Do lado de fora do ônibus, jogadores se esforçavam para cavar no barro e quebrar galhos de árvores para chegar até a estrada. Sandi lembra que os atletas que estavam bem tentavam ajudar outros que estavam feridos. Ele recorda da correria em torno de Radaeli. O jogador estava sentado em uma das poltronas ao lado do roupeiro da equipe.
- O Radaeli estava dormindo. Lembro que cerca de 20 minutos antes do acidente ele se ajeitou na poltrona e deitou com o travesseiro encostado na janela – disse.
— Depois do acidente, conseguia ver o Farinha e o Toiço (preparador físico) tentando fazer os primeiros socorros. Quando o Samu chegou, eu pedi para eles darem uma olhada no Radaeli antes, mas daí o socorrista me disse que ele já tinha falecido.
Mesmo com os socorristas no local, o resgate não foi fácil.

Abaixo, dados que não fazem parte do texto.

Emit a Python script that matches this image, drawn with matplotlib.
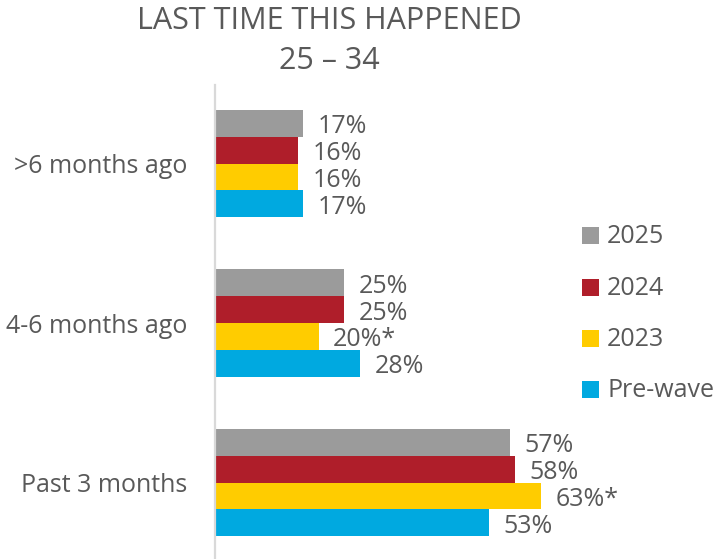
import matplotlib
matplotlib.use("Agg")
import matplotlib.pyplot as plt
from matplotlib.patches import Rectangle
import numpy as np

categories = [">6 months ago", "4-6 months ago", "Past 3 months"]
series = ["2025", "2024", "2023", "Pre-wave"]
values = {
    "2025": [17, 25, 57],
    "2024": [16, 25, 58],
    "2023": [16, 20, 63],
    "Pre-wave": [17, 28, 53],
}
labels = {
    "2025": ["17%", "25%", "57%"],
    "2024": ["16%", "25%", "58%"],
    "2023": ["16%", "20%*", "63%*"],
    "Pre-wave": ["17%", "28%", "53%"],
}
colors = {"2025": "#9B9B9B", "2024": "#AF1E2A", "2023": "#FFCC00", "Pre-wave": "#00A9E0"}

plt.rcParams['font.family'] = ['Open Sans', 'DejaVu Sans']
TXT = "#595959"
FS = 18

W, H = 718, 559
fig = plt.figure(figsize=(W / 100, H / 100), dpi=100)

ax_left = 215 / W
ax_right = (215 + 5.175 * 70) / W
ax_top = 1 - 85 / H
ax = fig.add_axes([ax_left, 0, ax_right - ax_left, ax_top])

unit = 159.5
bh = 26.9 / unit
pos = np.arange(len(categories))
for i, s in enumerate(series):
    y = pos + (i - 1.5) * bh
    ax.barh(y, values[s], height=bh, color=colors[s], edgecolor='none')
    for yy, v, lab in zip(y, values[s], labels[s]):
        ax.annotate(lab, (v, yy), xytext=(10.5, -2.5), textcoords='offset points',
                    va='center', ha='left', fontsize=FS, color=TXT)

top = -(163.5 - 85) / unit
ax.set_ylim(top + 474 / unit, top)
ax.set_xlim(0, 70)
ax.set_yticks(pos)
ax.set_yticklabels(categories, fontsize=FS, color=TXT)
ax.tick_params(axis='y', length=0, pad=20)
ax.set_xticks([])
for sp in ['top', 'right', 'bottom']:
    ax.spines[sp].set_visible(False)
ax.spines['left'].set_color('#D9D9D9')
ax.spines['left'].set_linewidth(1.6)

# title
fig.text(329 / W, 1 - 21 / H, "LAST TIME THIS HAPPENED", ha='center', va='center',
         fontsize=22, color=TXT)
fig.text(329 / W, 1 - 61 / H, "25 – 34", ha='center', va='center',
         fontsize=22, color=TXT)

# legend
leg_y = [235.5, 287.5, 338.5, 389.5]
for s, yc in zip(series, leg_y):
    fig.add_artist(Rectangle((582 / W, 1 - (yc + 8.5) / H), 17 / W, 17 / H,
                             transform=fig.transFigure, color=colors[s], lw=0))
    fig.text(607 / W, 1 - (yc + 1) / H, s, ha='left', va='center', fontsize=FS, color=TXT)

fig.savefig("out.png", dpi=100)
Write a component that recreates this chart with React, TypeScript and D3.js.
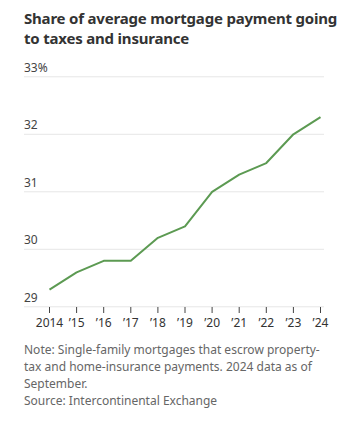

— Tiveram que sair pela saída de emergência, e estava uma garoa com frio e tinha que subir um barranco comigo —afirmou.
Sandi foi levado para o hospital de São Borja. Depois, foi transferido para o Hospital de Clínicas, em Passo Fundo. Ele teve 11 costelas fraturadas, sete do lado direito e quatro do esquerdo. Lesionou ainda os dois braços e teve duas perfurações no pulmão. Os outros atletas foram atendidos e liberados.
O ídolo Radaeli
Apesar de jovem, Radaeli era considerado um dos ídolos do clube. Ele havia chegado ao time em fevereiro e logo houve uma forte identificação entre torcida e jogador. Radaeli marcou 15 gols pelo time na temporada 2019. Antes do Passo Fundo, já havia vestido a camisa do Minas, da Uruguaianense e da ASIF, de Ibirubá.
Ele foi velado no Ginásio Capingui, onde o Passo Fundo Futsal mandava os seus jogos na época, contando com a presença de jogadores e torcedores do time. Depois, o velório continuou em Novo Hamburgo, sua cidade natal.
— O Radaeli era um cara muito gente fina, sempre alegre, sempre feliz, brincava bastante, era um bom jogador. Se ele estivesse entre nós, certamente, estaria jogando fora do país, ou entre os grandes do Brasil. Ele tinha todo o talento para ser um baita jogador — disse Sandi.
O retorno do time
O Passo Fundo Futsal demorou para retornar às quadras. O time voltou a jogar mais de dois meses após o acidente, no dia 20 de agosto, contra o Pato Futsal, que era o atual campeão da Liga Nacional. A partida foi marcada por muita emoção e homenagens, no Ginásio Capingui, que estava lotado.
No primeiro ano na primeira divisão, a equipe chegou até a semifinal e terminou na terceira colocação. Na temporada seguinte, o clube chegou até a final, ficando com o vice-campeonato. Cinco anos após o acidente, o Passo Fundo Futsal segue em busca do primeiro título do Gauchão e também participa do Campeonato Brasileiro.
Trabalho que segue
Vieira precisou de quatro meses para se recuperar. Ainda hoje convive com dores diárias por conta do acidente. Apesar disso, segue trabalhando no Passo Fundo Futsal.
Na época do acidente, ele se dividia entre os trabalhos em uma churrascaria durante o dia e com o futsal à noite. Hoje, se dedica de forma integral ao clube. Apesar do trauma vivido há cinco anos, ele não pretende largar a sua função.
— Quero ajudar sempre o Passo Fundo Futsal. Agora disputando o Brasileirão, que é um passo a mais que o time deu. E tá legal. Nunca tinha andado de avião, agora já andei três vezes. são coisas que o futsal deu oportunidade para nós — contou.